## [What is expected]
Keep to the lines between the one holding "Rebuild this diagram" and the one holding "(weltR) [box, minimum", inclusive, and write them out exactly.

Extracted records
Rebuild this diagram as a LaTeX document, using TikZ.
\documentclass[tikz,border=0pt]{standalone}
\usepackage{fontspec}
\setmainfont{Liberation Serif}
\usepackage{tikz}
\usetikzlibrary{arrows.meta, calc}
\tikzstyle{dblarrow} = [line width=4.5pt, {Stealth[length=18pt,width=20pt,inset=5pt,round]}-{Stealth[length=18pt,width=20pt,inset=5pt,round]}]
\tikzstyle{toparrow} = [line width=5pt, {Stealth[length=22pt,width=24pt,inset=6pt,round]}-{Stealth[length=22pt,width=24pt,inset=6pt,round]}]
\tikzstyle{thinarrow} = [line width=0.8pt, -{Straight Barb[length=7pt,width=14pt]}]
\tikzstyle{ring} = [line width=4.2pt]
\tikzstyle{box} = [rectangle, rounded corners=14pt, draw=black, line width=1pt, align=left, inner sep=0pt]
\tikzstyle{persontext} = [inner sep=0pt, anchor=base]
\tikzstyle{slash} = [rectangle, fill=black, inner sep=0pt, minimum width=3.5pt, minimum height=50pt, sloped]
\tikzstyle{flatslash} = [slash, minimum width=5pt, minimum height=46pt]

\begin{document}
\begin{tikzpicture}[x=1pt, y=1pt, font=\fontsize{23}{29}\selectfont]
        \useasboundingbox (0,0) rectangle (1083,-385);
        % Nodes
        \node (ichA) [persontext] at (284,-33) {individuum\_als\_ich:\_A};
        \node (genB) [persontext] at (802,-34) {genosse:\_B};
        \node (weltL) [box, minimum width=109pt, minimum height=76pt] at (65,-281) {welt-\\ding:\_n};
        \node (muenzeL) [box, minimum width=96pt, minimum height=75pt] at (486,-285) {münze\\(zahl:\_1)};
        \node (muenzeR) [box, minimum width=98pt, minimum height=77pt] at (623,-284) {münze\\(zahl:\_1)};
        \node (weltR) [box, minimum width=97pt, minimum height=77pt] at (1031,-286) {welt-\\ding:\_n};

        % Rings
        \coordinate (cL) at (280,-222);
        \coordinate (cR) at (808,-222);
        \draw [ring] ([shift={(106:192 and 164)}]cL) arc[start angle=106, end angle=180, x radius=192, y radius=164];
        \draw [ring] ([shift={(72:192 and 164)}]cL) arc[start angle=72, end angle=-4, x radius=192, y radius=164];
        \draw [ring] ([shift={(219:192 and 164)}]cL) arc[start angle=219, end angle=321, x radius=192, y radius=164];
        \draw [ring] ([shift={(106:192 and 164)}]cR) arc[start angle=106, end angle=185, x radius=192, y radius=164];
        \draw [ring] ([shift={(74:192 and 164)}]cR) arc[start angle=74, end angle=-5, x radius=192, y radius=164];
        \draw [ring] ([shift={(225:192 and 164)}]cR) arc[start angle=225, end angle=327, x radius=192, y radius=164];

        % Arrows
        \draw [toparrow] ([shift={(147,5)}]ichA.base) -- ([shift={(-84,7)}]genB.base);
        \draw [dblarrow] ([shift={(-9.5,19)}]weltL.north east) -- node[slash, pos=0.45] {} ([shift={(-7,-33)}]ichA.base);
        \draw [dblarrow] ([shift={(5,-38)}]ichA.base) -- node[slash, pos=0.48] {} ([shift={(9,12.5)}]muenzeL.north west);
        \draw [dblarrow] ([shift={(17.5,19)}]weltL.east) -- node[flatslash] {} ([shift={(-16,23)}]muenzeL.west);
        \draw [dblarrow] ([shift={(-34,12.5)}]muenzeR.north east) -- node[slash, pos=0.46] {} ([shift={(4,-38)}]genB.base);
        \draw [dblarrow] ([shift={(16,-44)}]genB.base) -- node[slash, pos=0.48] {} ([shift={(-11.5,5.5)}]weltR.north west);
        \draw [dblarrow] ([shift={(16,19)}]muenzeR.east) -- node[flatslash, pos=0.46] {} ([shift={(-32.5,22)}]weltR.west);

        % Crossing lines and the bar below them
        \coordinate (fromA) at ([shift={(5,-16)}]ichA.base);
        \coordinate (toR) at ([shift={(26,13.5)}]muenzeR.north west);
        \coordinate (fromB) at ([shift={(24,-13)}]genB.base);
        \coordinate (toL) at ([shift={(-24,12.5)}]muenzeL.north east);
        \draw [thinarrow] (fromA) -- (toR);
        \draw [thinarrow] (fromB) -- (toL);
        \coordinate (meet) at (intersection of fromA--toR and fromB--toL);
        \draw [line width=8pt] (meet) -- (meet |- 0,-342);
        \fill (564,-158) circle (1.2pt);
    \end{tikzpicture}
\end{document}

--

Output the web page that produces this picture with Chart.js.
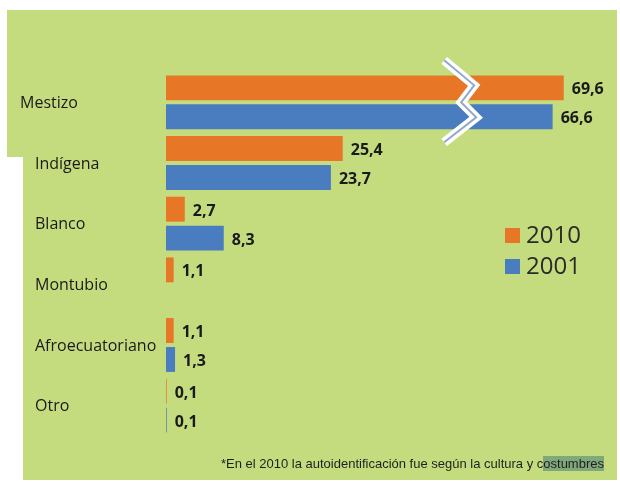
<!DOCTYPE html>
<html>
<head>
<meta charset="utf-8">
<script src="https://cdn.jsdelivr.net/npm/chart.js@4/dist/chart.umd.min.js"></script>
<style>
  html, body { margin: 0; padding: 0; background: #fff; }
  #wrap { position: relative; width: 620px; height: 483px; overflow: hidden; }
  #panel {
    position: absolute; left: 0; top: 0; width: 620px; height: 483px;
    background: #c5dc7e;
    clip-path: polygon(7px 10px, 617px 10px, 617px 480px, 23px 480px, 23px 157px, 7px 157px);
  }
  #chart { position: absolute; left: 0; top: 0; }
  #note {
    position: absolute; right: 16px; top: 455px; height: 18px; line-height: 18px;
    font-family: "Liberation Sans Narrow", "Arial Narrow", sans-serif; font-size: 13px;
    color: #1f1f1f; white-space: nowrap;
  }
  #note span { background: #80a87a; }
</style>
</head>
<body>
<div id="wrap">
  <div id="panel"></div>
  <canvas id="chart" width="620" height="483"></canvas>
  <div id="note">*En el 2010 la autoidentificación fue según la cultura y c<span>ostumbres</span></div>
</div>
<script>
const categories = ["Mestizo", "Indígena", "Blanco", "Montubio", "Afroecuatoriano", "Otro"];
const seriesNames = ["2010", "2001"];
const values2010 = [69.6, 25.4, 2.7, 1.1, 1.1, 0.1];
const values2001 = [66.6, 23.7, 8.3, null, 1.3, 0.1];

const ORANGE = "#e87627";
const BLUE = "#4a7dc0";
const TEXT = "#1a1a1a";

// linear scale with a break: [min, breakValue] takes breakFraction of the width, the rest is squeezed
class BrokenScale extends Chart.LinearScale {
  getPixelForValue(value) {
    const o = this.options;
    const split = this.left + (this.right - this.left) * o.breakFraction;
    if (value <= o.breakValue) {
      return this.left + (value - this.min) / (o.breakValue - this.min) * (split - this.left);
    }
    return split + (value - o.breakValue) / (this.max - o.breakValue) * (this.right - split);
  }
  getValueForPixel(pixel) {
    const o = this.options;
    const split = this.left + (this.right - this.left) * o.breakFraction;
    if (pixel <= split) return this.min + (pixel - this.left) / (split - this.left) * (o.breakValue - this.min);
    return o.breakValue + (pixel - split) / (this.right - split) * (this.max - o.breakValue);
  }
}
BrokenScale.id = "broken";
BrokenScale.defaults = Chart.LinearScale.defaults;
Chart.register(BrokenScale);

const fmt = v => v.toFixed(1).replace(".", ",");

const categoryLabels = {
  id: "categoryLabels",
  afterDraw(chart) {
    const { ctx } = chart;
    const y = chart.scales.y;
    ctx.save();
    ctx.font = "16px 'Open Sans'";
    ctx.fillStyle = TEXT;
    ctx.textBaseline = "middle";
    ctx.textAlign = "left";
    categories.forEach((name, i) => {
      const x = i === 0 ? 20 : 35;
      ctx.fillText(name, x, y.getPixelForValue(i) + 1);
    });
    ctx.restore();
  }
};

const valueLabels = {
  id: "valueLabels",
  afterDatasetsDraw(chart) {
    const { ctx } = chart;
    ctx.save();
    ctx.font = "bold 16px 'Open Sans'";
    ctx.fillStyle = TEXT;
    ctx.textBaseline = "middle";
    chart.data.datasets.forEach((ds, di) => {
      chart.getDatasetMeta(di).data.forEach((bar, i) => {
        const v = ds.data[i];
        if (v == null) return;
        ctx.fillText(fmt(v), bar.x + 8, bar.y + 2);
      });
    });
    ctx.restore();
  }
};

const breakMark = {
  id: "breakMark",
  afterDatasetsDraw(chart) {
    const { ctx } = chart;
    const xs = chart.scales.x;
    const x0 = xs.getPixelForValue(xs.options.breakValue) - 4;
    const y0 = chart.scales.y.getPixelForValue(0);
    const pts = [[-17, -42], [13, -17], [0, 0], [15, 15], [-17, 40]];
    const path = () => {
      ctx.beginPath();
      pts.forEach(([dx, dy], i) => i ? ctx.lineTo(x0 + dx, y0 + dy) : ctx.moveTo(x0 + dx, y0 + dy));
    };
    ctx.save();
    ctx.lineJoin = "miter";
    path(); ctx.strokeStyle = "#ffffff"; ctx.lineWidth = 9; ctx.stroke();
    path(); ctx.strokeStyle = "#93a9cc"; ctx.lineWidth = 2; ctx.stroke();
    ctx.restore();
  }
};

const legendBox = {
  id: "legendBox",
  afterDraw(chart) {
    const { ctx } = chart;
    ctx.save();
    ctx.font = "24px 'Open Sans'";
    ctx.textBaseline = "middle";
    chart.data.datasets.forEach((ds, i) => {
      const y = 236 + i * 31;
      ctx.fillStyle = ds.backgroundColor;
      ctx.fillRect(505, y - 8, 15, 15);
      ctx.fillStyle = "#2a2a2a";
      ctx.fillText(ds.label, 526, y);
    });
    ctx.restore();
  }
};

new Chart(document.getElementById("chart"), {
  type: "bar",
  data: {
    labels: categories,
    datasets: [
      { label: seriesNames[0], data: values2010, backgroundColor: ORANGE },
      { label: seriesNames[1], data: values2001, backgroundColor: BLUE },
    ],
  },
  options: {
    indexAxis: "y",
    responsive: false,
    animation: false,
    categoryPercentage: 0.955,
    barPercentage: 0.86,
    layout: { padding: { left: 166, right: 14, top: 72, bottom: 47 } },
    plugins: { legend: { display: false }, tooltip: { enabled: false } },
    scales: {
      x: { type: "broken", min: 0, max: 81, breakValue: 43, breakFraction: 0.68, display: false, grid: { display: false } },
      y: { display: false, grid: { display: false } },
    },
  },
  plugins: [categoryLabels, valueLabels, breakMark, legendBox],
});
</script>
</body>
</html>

==

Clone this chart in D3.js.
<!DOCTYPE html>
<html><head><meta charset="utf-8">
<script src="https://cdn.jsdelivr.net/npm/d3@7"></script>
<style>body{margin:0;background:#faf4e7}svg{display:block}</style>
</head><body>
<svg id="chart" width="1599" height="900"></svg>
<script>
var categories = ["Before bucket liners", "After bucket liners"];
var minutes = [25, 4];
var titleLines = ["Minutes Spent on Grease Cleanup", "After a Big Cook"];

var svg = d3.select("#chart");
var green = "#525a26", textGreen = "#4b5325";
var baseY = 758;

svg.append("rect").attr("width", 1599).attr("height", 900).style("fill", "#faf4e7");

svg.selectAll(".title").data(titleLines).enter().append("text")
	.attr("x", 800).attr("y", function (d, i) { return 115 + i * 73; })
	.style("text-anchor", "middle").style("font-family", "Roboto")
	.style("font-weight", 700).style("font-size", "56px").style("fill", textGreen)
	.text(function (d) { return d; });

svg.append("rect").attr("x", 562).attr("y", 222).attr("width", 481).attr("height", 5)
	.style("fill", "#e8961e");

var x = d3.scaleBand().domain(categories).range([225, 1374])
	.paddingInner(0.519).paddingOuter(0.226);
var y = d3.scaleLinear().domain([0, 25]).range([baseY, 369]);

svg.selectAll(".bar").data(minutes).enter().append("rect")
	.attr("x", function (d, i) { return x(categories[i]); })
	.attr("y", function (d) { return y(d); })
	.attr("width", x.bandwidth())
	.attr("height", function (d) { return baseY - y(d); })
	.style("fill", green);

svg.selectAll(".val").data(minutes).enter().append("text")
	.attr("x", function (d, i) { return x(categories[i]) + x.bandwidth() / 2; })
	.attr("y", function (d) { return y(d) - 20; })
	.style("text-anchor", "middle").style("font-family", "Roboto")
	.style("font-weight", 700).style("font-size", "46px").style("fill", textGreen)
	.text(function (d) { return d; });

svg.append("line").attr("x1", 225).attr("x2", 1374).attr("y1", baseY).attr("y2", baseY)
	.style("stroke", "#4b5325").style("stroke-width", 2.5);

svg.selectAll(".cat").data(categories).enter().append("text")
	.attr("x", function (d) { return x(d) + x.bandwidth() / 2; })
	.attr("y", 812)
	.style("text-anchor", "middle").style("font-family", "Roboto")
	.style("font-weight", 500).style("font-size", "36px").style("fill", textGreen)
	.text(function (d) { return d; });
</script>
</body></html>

## [Task answer]
Rebuild this diagram as a LaTeX document, using TikZ.
\documentclass[tikz,border=0pt]{standalone}
\usepackage{fontspec}
\setmainfont{Liberation Serif}
\usepackage{tikz}
\usetikzlibrary{arrows.meta, calc}
\tikzstyle{dblarrow} = [line width=4.5pt, {Stealth[length=18pt,width=20pt,inset=5pt,round]}-{Stealth[length=18pt,width=20pt,inset=5pt,round]}]
\tikzstyle{toparrow} = [line width=5pt, {Stealth[length=22pt,width=24pt,inset=6pt,round]}-{Stealth[length=22pt,width=24pt,inset=6pt,round]}]
\tikzstyle{thinarrow} = [line width=0.8pt, -{Straight Barb[length=7pt,width=14pt]}]
\tikzstyle{ring} = [line width=4.2pt]
\tikzstyle{box} = [rectangle, rounded corners=14pt, draw=black, line width=1pt, align=left, inner sep=0pt]
\tikzstyle{persontext} = [inner sep=0pt, anchor=base]
\tikzstyle{slash} = [rectangle, fill=black, inner sep=0pt, minimum width=3.5pt, minimum height=50pt, sloped]
\tikzstyle{flatslash} = [slash, minimum width=5pt, minimum height=46pt]

\begin{document}
\begin{tikzpicture}[x=1pt, y=1pt, font=\fontsize{23}{29}\selectfont]
        \useasboundingbox (0,0) rectangle (1083,-385);
        % Nodes
        \node (ichA) [persontext] at (284,-33) {individuum\_als\_ich:\_A};
        \node (genB) [persontext] at (802,-34) {genosse:\_B};
        \node (weltL) [box, minimum width=109pt, minimum height=76pt] at (65,-281) {welt-\\ding:\_n};
        \node (muenzeL) [box, minimum width=96pt, minimum height=75pt] at (486,-285) {münze\\(zahl:\_1)};
        \node (muenzeR) [box, minimum width=98pt, minimum height=77pt] at (623,-284) {münze\\(zahl:\_1)};
        \node (weltR) [box, minimum width=97pt, minimum height=77pt] at (1031,-286) {welt-\\ding:\_n};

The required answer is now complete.